■ **Task to complete**
Can you output, word for word, the lines between the one holding "Write the Apache ECharts code for this chart." and the one holding "months.push(y + '-'", inclusive, leaving out any pictures?

[Charts and diagrams as code]
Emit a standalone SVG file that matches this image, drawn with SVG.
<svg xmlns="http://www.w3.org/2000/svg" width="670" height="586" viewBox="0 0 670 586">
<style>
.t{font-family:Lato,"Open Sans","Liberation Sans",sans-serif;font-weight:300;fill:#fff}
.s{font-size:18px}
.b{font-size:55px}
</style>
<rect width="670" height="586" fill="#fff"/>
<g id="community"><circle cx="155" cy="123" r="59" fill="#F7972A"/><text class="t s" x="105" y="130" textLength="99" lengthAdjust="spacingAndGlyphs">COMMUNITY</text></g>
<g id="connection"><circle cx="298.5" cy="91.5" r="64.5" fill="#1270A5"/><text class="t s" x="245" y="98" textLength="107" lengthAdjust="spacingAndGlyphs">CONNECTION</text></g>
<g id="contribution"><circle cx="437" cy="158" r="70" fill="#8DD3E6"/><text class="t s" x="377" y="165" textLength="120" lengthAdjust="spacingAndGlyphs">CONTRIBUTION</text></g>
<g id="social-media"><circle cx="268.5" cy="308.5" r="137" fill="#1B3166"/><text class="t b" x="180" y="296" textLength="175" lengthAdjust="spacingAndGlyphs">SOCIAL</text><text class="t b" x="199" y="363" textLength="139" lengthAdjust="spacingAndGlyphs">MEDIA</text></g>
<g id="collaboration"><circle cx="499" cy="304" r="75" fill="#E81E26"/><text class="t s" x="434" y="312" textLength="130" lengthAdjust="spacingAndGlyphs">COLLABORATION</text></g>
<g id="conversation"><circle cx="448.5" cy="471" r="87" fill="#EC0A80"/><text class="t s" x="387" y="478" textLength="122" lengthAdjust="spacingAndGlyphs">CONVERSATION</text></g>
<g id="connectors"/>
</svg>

--

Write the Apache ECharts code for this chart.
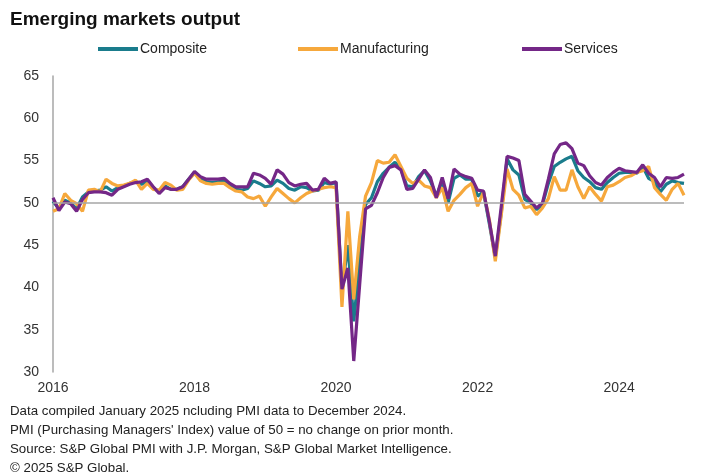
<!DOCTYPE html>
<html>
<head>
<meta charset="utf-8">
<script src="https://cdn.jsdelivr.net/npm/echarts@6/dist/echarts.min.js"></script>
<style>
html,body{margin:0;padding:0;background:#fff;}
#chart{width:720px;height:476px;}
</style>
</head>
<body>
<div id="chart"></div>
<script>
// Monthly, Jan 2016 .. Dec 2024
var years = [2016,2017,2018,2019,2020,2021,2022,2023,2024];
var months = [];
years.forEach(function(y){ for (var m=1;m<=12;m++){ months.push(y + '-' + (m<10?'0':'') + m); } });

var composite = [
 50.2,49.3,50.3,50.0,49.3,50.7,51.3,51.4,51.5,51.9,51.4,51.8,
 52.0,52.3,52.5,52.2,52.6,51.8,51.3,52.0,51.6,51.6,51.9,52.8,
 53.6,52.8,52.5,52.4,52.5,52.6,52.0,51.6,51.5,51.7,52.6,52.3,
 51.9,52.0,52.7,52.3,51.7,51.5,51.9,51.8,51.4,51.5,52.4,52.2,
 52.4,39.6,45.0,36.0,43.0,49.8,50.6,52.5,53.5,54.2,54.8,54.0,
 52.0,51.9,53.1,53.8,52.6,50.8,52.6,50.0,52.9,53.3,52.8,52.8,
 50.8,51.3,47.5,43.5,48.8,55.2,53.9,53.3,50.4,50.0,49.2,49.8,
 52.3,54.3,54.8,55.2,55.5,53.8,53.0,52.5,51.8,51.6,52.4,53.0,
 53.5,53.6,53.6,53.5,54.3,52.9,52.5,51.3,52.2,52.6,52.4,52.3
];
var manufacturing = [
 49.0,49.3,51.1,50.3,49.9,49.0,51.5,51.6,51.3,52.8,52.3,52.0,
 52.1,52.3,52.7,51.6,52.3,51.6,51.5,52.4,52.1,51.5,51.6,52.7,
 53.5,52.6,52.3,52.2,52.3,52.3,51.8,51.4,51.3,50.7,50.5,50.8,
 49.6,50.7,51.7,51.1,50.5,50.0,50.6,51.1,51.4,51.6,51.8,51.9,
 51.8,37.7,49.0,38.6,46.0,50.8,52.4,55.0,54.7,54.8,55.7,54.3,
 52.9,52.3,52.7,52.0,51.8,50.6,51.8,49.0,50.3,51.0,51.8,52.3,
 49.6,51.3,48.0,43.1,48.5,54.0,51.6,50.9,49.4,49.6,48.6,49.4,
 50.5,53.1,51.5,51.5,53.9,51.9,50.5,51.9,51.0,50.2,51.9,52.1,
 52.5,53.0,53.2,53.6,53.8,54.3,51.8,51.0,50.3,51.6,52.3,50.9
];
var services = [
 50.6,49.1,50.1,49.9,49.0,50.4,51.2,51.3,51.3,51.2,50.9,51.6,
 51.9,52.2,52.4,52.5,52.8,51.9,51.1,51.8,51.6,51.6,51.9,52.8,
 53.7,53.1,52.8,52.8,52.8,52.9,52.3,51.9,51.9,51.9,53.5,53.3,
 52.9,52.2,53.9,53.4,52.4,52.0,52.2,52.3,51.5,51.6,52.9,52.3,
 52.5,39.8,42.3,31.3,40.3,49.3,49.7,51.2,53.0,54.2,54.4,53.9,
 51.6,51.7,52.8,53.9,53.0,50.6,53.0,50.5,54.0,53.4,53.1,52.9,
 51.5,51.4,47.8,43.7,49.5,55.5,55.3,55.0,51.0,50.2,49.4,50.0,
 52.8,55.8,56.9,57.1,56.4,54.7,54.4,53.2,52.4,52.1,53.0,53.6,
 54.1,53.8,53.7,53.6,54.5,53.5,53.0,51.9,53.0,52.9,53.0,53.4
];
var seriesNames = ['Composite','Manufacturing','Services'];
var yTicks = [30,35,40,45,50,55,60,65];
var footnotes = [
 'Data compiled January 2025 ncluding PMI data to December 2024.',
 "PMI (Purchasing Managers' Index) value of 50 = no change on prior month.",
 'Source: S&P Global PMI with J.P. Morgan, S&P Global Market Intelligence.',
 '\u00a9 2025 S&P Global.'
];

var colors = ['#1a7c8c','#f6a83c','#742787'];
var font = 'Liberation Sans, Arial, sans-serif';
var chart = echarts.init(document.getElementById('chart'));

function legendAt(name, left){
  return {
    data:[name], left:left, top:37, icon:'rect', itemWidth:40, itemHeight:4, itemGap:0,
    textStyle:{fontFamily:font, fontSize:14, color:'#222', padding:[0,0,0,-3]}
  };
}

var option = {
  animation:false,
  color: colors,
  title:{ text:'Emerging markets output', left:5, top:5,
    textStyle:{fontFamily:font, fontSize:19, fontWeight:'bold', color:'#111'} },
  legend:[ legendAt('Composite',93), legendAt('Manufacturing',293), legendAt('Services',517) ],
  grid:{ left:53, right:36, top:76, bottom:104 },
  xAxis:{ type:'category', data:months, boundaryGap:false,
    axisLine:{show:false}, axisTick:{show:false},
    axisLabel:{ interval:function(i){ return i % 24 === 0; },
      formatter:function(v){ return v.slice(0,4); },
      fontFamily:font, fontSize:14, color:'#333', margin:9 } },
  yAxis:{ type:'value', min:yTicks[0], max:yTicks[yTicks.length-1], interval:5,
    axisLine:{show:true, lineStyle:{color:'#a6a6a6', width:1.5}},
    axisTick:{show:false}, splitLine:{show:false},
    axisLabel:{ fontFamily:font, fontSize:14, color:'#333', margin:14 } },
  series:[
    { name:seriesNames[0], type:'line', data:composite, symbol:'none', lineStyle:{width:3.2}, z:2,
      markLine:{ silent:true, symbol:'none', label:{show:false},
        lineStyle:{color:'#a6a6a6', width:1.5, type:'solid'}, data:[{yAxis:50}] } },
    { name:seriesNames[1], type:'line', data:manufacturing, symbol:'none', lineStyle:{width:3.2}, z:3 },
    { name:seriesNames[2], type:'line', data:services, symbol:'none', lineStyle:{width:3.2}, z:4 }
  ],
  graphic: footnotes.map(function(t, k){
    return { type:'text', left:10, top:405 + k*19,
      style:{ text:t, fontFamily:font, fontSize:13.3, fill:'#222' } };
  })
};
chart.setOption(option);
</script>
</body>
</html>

==

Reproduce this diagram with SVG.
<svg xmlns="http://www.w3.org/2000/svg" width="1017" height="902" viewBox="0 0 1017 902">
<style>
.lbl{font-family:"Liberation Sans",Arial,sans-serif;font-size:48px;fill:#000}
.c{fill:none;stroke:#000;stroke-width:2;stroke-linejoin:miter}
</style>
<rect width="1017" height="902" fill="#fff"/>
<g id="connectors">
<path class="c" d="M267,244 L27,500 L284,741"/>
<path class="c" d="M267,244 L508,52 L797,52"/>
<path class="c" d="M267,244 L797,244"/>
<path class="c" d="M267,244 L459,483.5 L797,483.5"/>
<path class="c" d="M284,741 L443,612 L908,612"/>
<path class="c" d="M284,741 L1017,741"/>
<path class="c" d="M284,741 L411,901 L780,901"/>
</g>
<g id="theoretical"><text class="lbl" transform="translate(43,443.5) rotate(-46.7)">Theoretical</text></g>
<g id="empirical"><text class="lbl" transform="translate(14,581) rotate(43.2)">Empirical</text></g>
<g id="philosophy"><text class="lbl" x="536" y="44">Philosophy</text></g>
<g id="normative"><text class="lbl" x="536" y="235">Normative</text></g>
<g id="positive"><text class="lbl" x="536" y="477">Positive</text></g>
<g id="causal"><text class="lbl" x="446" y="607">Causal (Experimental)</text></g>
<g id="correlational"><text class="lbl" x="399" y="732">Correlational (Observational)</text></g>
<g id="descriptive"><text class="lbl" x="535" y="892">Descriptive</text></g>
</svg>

■ **Exercise response**
Write the Apache ECharts code for this chart.
<!DOCTYPE html>
<html>
<head>
<meta charset="utf-8">
<script src="https://cdn.jsdelivr.net/npm/echarts@6/dist/echarts.min.js"></script>
<style>
html,body{margin:0;padding:0;background:#fff;}
#chart{width:720px;height:476px;}
</style>
</head>
<body>
<div id="chart"></div>
<script>
// Monthly, Jan 2016 .. Dec 2024
var years = [2016,2017,2018,2019,2020,2021,2022,2023,2024];
var months = [];
years.forEach(function(y){ for (var m=1;m<=12;m++){ months.push(y + '-' + (m<10?'0':'') + m); } });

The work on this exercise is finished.